◆ YOUR OBJECTIVE ◆
Skip any picture you find and retype all the remaining lines exactly.

=======

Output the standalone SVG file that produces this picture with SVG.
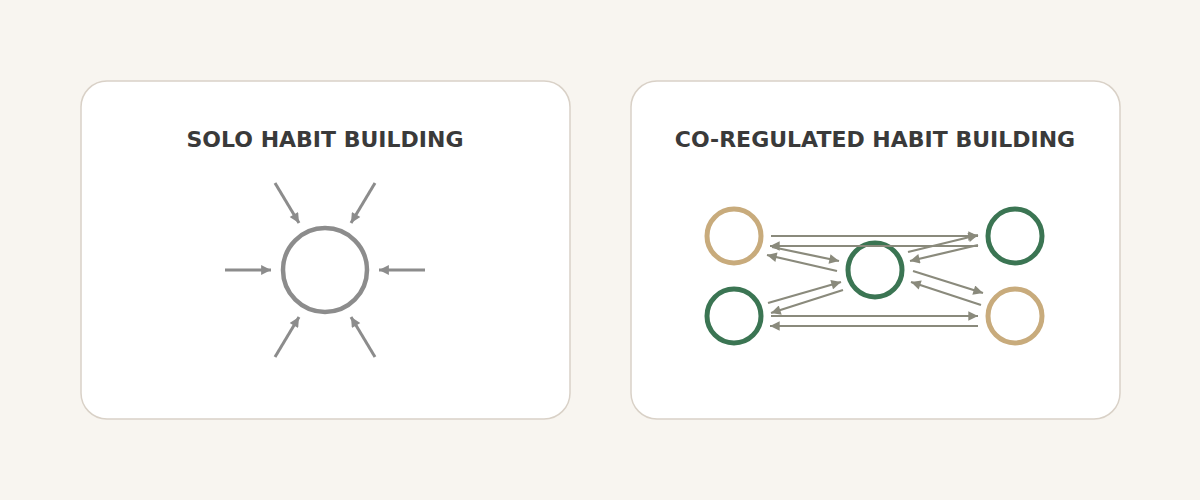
<svg xmlns="http://www.w3.org/2000/svg" width="1200" height="500" viewBox="0 0 1200 500">
<style>
.panel{fill:#ffffff;stroke:#d9d1c7;stroke-width:1.5}
.title{font-family:"DejaVu Sans",sans-serif;font-weight:bold;font-size:22px;fill:#3a3a3a;text-anchor:middle}
.solo{fill:none;stroke:#8c8c8c;stroke-width:4.5}
.sarrow{stroke:#8c8c8c;stroke-width:3;fill:none}
.tan{fill:none;stroke:#c8ab7c;stroke-width:5}
.green{fill:none;stroke:#3b7553;stroke-width:5}
.link{stroke:#8a8a7c;stroke-width:2.2;fill:none}
</style>
<defs>
<marker id="ah" viewBox="0 0 10 10" refX="10" refY="5" markerWidth="3.8" markerHeight="3.3" markerUnits="strokeWidth" orient="auto">
<path d="M0,0 L10,5 L0,10 z" fill="#8c8c8c"/>
</marker>
<marker id="ah2" viewBox="0 0 10 10" refX="10" refY="5" markerWidth="5.6" markerHeight="4.4" markerUnits="strokeWidth" orient="auto">
<path d="M0,0 L10,5 L0,10 z" fill="#8a8a7c"/>
</marker>
</defs>
<rect width="1200" height="500" fill="#f8f5f0"/>
<g id="panel-solo">
<rect class="panel" x="81" y="81" width="489" height="338" rx="26"/>
<text class="title" x="325" y="147">SOLO HABIT BUILDING</text>
</g>
<g id="panel-coreg">
<rect class="panel" x="631" y="81" width="489" height="338" rx="26"/>
<text class="title" x="875" y="147">CO-REGULATED HABIT BUILDING</text>
</g>
<g id="solo-self">
<circle class="solo" cx="325" cy="270" r="42"/>
</g>
<g id="solo-connectors">
<line class="sarrow" marker-end="url(#ah)" x1="225" y1="270" x2="271" y2="270"/>
<line class="sarrow" marker-end="url(#ah)" x1="425" y1="270" x2="379" y2="270"/>
<line class="sarrow" marker-end="url(#ah)" x1="275" y1="183" x2="299" y2="223"/>
<line class="sarrow" marker-end="url(#ah)" x1="375" y1="183" x2="351" y2="223"/>
<line class="sarrow" marker-end="url(#ah)" x1="275" y1="357" x2="299" y2="317"/>
<line class="sarrow" marker-end="url(#ah)" x1="375" y1="357" x2="351" y2="317"/>
</g>
<g id="node-tl"><circle class="tan" cx="734" cy="236" r="27"/></g>
<g id="node-bl"><circle class="green" cx="734" cy="316" r="27"/></g>
<g id="node-center"><circle class="green" cx="875" cy="270" r="27"/></g>
<g id="node-tr"><circle class="green" cx="1015" cy="236" r="27"/></g>
<g id="node-br"><circle class="tan" cx="1015" cy="316" r="27"/></g>
<g id="coreg-connectors">
<line class="link" marker-end="url(#ah2)" x1="771" y1="236" x2="978" y2="236"/>
<line class="link" marker-end="url(#ah2)" x1="978" y1="246" x2="770" y2="246"/>
<line class="link" marker-end="url(#ah2)" x1="771" y1="316" x2="978" y2="316"/>
<line class="link" marker-end="url(#ah2)" x1="978" y1="326" x2="770" y2="326"/>
<line class="link" marker-end="url(#ah2)" x1="772" y1="247" x2="839" y2="261"/>
<line class="link" marker-end="url(#ah2)" x1="837" y1="271" x2="767" y2="255"/>
<line class="link" marker-end="url(#ah2)" x1="908" y1="252" x2="978" y2="235"/>
<line class="link" marker-end="url(#ah2)" x1="978" y1="245" x2="910" y2="261"/>
<line class="link" marker-end="url(#ah2)" x1="913" y1="271" x2="983" y2="293"/>
<line class="link" marker-end="url(#ah2)" x1="981" y1="305" x2="911" y2="282"/>
<line class="link" marker-end="url(#ah2)" x1="768" y1="303" x2="841" y2="282"/>
<line class="link" marker-end="url(#ah2)" x1="843" y1="290" x2="771" y2="313"/>
</g>
</svg>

=======

◆ RESULT ◆
Output the standalone SVG file that produces this picture with SVG.
<svg xmlns="http://www.w3.org/2000/svg" width="1200" height="500" viewBox="0 0 1200 500">
<style>
.panel{fill:#ffffff;stroke:#d9d1c7;stroke-width:1.5}
.title{font-family:"DejaVu Sans",sans-serif;font-weight:bold;font-size:22px;fill:#3a3a3a;text-anchor:middle}
.solo{fill:none;stroke:#8c8c8c;stroke-width:4.5}
.sarrow{stroke:#8c8c8c;stroke-width:3;fill:none}
.tan{fill:none;stroke:#c8ab7c;stroke-width:5}
.green{fill:none;stroke:#3b7553;stroke-width:5}
.link{stroke:#8a8a7c;stroke-width:2.2;fill:none}
</style>
<defs>
<marker id="ah" viewBox="0 0 10 10" refX="10" refY="5" markerWidth="3.8" markerHeight="3.3" markerUnits="strokeWidth" orient="auto">
<path d="M0,0 L10,5 L0,10 z" fill="#8c8c8c"/>
</marker>
<marker id="ah2" viewBox="0 0 10 10" refX="10" refY="5" markerWidth="5.6" markerHeight="4.4" markerUnits="strokeWidth" orient="auto">
<path d="M0,0 L10,5 L0,10 z" fill="#8a8a7c"/>
</marker>
</defs>
<rect width="1200" height="500" fill="#f8f5f0"/>
<g id="panel-solo">
<rect class="panel" x="81" y="81" width="489" height="338" rx="26"/>
<text class="title" x="325" y="147">SOLO HABIT BUILDING</text>
</g>
<g id="panel-coreg">
<rect class="panel" x="631" y="81" width="489" height="338" rx="26"/>
<text class="title" x="875" y="147">CO-REGULATED HABIT BUILDING</text>
</g>
<g id="solo-self">
<circle class="solo" cx="325" cy="270" r="42"/>
</g>
<g id="solo-connectors">
<line class="sarrow" marker-end="url(#ah)" x1="225" y1="270" x2="271" y2="270"/>
<line class="sarrow" marker-end="url(#ah)" x1="425" y1="270" x2="379" y2="270"/>
<line class="sarrow" marker-end="url(#ah)" x1="275" y1="183" x2="299" y2="223"/>
<line class="sarrow" marker-end="url(#ah)" x1="375" y1="183" x2="351" y2="223"/>
<line class="sarrow" marker-end="url(#ah)" x1="275" y1="357" x2="299" y2="317"/>
<line class="sarrow" marker-end="url(#ah)" x1="375" y1="357" x2="351" y2="317"/>
</g>
<g id="node-tl"><circle class="tan" cx="734" cy="236" r="27"/></g>
<g id="node-bl"><circle class="green" cx="734" cy="316" r="27"/></g>
<g id="node-center"><circle class="green" cx="875" cy="270" r="27"/></g>
<g id="node-tr"><circle class="green" cx="1015" cy="236" r="27"/></g>
<g id="node-br"><circle class="tan" cx="1015" cy="316" r="27"/></g>
<g id="coreg-connectors">
<line class="link" marker-end="url(#ah2)" x1="771" y1="236" x2="978" y2="236"/>
<line class="link" marker-end="url(#ah2)" x1="978" y1="246" x2="770" y2="246"/>
<line class="link" marker-end="url(#ah2)" x1="771" y1="316" x2="978" y2="316"/>
<line class="link" marker-end="url(#ah2)" x1="978" y1="326" x2="770" y2="326"/>
<line class="link" marker-end="url(#ah2)" x1="772" y1="247" x2="839" y2="261"/>
<line class="link" marker-end="url(#ah2)" x1="837" y1="271" x2="767" y2="255"/>
<line class="link" marker-end="url(#ah2)" x1="908" y1="252" x2="978" y2="235"/>
<line class="link" marker-end="url(#ah2)" x1="978" y1="245" x2="910" y2="261"/>
<line class="link" marker-end="url(#ah2)" x1="913" y1="271" x2="983" y2="293"/>
<line class="link" marker-end="url(#ah2)" x1="981" y1="305" x2="911" y2="282"/>
<line class="link" marker-end="url(#ah2)" x1="768" y1="303" x2="841" y2="282"/>
<line class="link" marker-end="url(#ah2)" x1="843" y1="290" x2="771" y2="313"/>
</g>
</svg>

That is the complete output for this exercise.